子役を使わず、死んだ親(エドワード王、クラレンス公)に扮した役者が顔出しのまま小さな人形を使い、いわゆる子供の声色なしに演じる趣向は面白かった。特にエドワード王を演じた今井朋彦が王子エドワードとヨーク公を交互に語り分ける場面は実に巧みで切れ味があり、文楽の伝統を想起させた。
タイトルロールの岡本健一は道化じみたリチャード像を、好演した。ただ、個人的には物足りない。この役には圧倒的な個性を求めてしまう。たとえば、野営テントで悪夢(亡霊)を見た直後の独白などは、軽すぎると感じてしまう。だが、もちろん、こうした不満は岡本にではなく、演出家に帰すべきものだ。
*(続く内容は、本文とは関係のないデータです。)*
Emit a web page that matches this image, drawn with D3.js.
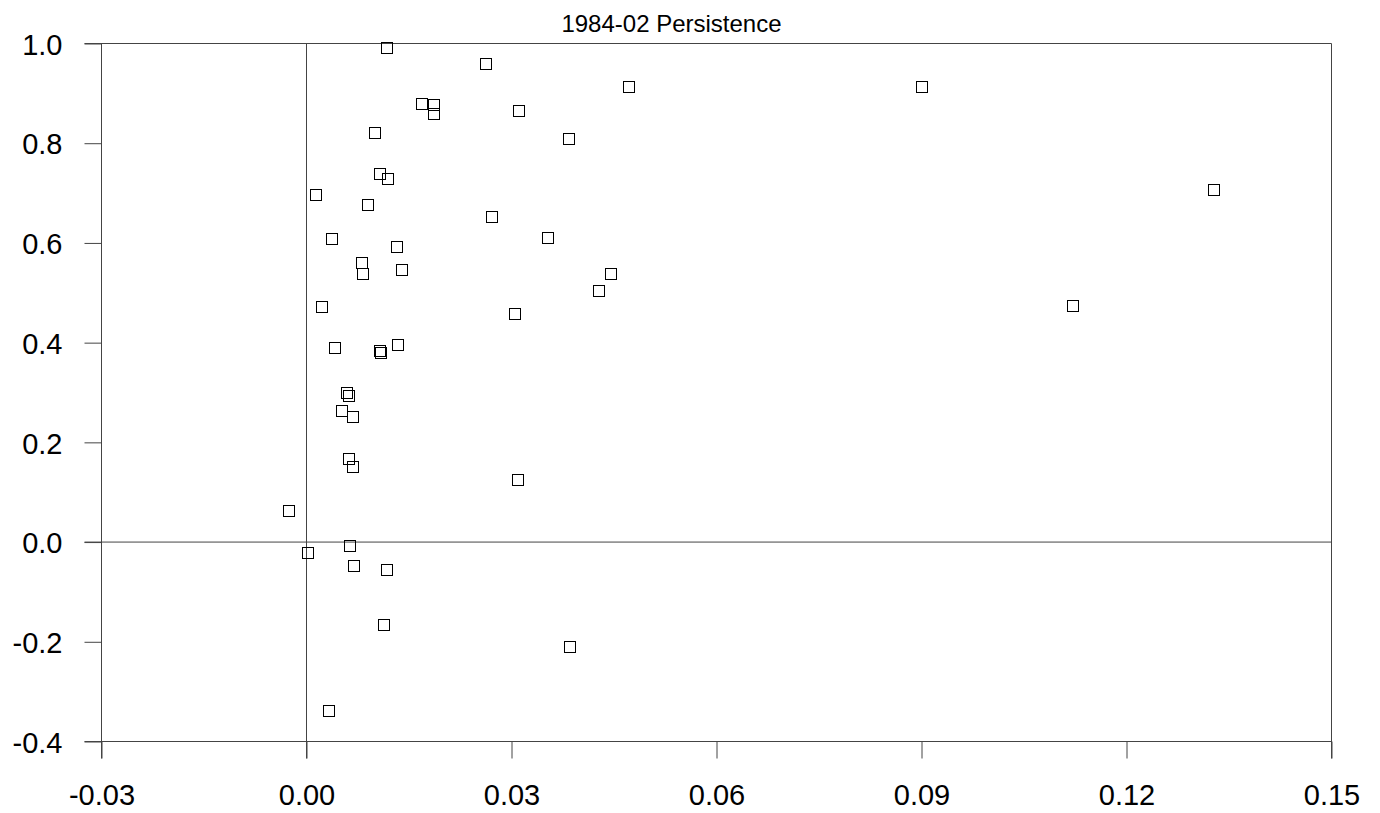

岡本の軽妙なリチャード王が漫画の〝白馬の騎士〟然とした浦井健治リッチモンドとの一騎打ちで斃れ(殺陣はなく象徴的な決闘)、奈落=墓穴へ降りていくとき、舞台の上方に木馬が映し出され、シューマンピアノ曲子供の情景』冒頭の「見知らぬ国と人々について」が流される。なるほど。先の、母親から祝福どころか「この呪われた胎のなかにいるあいだに絞め殺しておけば」等々と呪詛される場面に呼応した演出だ。卑小でおどけたリチャードの最期の哀れさを引き出す意図だとすれば、一定の効果はあったと思う。だとしても、やはり物足りない。『ヘンリー六世』(2009年)にも『オットーと呼ばれる日本人』(2008年)にも同じものを感じた(さらにいうなら、オペラ『カルメン』にも『鹿鳴館』にも)。この演出家の舞台では、いつも幕切れに失望感が伴う。舞台の進行と共に、ある種の期待が膨らんでいき最後にそれが裏切られ、あとには寒々とした感触が残るのだ(それが作品への認識を深めるものならよいのだが)。今回はその点ではまだしもであるが、やはり同種の物足りなさは残った。この物足りなさはどこから来るのか。演出する人間の〝世界観のまずしさ〟から、としか言いようがない。この〝まずしさ〟は、演出の技倆や世界についての知識の量とはまったく関係がない(彼は両方とも十分備えている)。ただ、この〝まずしさ〟は、舞台のそこかしこから感受される種類のものである。
ついでに、音楽選択についての違和感について。モーツァルトピアノソナタはともかく、リチャード(グロスター公)が聖職者と瞑想し王座に色気などない振りをする場面ではフォーレの『レクイエム』が使われたが、これは『ニナガワ・マクベス』のパロディだろうか(少なくともオマージュとは思えなかった)。また、合戦の場面ではスコットランド民謡「オールド・ラング・ザイン(蛍の光)」のバクパイプ版が、リッチモンドが両家の和解を宣するラストにはアイルランド民謡「夏の名残のバラ(庭の千草)」を聖歌風にアレンジしたものが使われていた。どちらもイングランドではないからダメだというのでは必ずしもない。なにより音楽選択の趣味があまり好いとはいえないし、使用された音楽と場面との関係や意味づけがナイーヴすぎるのだ。
最後に、劇場のキャパの問題について一言。新国立の中劇場は演劇上演にはやはり大きすぎると思う。別の場所で論じたように(野田秀樹『エッグ』/演劇性と劇場キャパシティの関係について - 劇場文化のフィールドワーク)舞台上で役者たちがいくらよい演技をしても、ハコが大きすぎると、その演劇的なうねりが客席全体にまで波及していかないからだ。マイクで声を増幅すると、科白の表層は伝達されても、増幅した分、その時の役者の呼吸や無意識の動きなどは逆に伝わりにくくなる。観客の注意が声の表層に集まりがちになるからだ。今回の舞台を小劇場で上演したら、また違った演劇体験になっただろう。特に〝等身大〟を超え出ていかない演出家の場合はなおさらである。